December 8, 2016 - December 11, 2016

Howl! Happening
6 East 1st Street
New York City, NY 10003 + Google Map

December 8, 2016

In honor of the exhibition Toyo Tsuchiya Invisible Underground and the publication of Rivington School: 80s New York Underground, Howl! Happening is pleased to present the launch of a new book celebrating the Rivington School. Iconoclastic and populist, the Rivington School is an outgrowth of the No Se No social club and gallery founded in 1983 by “Cowboy” Ray Kelly, a one-time farmer from Texas, who maintained that “anyone can be an artist,” that everything is a work of art. The School was also the origin of the Rivington Sculpture Garden, a guerrilla sculpture space containing the massive, welded metal junk sculpture that the group has become known for.

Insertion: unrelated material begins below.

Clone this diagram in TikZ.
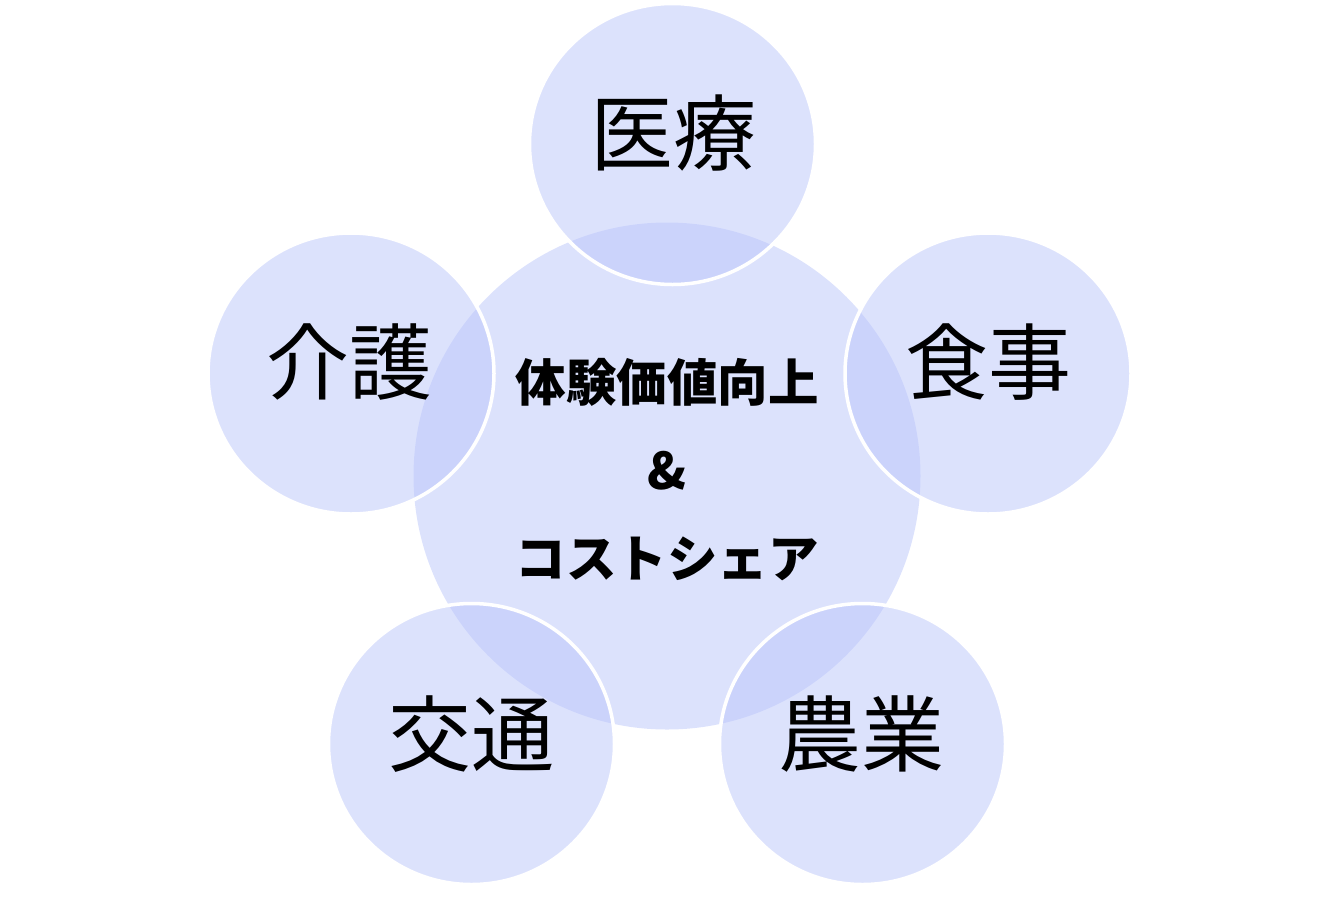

A vortex of creativity, Rivington School artists devised ways to live, create art, and exhibit with very little money and virtually no media attention. As David Dalton says in his essay for Tsuchiya’s catalog, “It was a scene so underground that it never came up for air.”

December 8, 2016 / 6 PM
Rivington School: 80s New York Underground
Publication Party
Join editor Istvan Kantor for an evening celebrating the new tome including a ritual book burning of the first copy by Monty Cantsin accompanied by Angel Eyedealism, as well as Rivington School contributors, and Black Dog publisher Duncan McCorquodale from London.
Rivington School: 80s New York Underground documents the work of the Rivington School group of artists that emerged during the turbulent 80s in the heart of the Lower East Side. The RS set an internationally important precedent for contemporary alternative practice. The book explores the underground scene that formed around this group of artists, named after an abandoned public school building on Rivington Street. Here, like-minded street artists, sculptors and performers set about to create works that refuted and challenged an increasingly commercialized art world.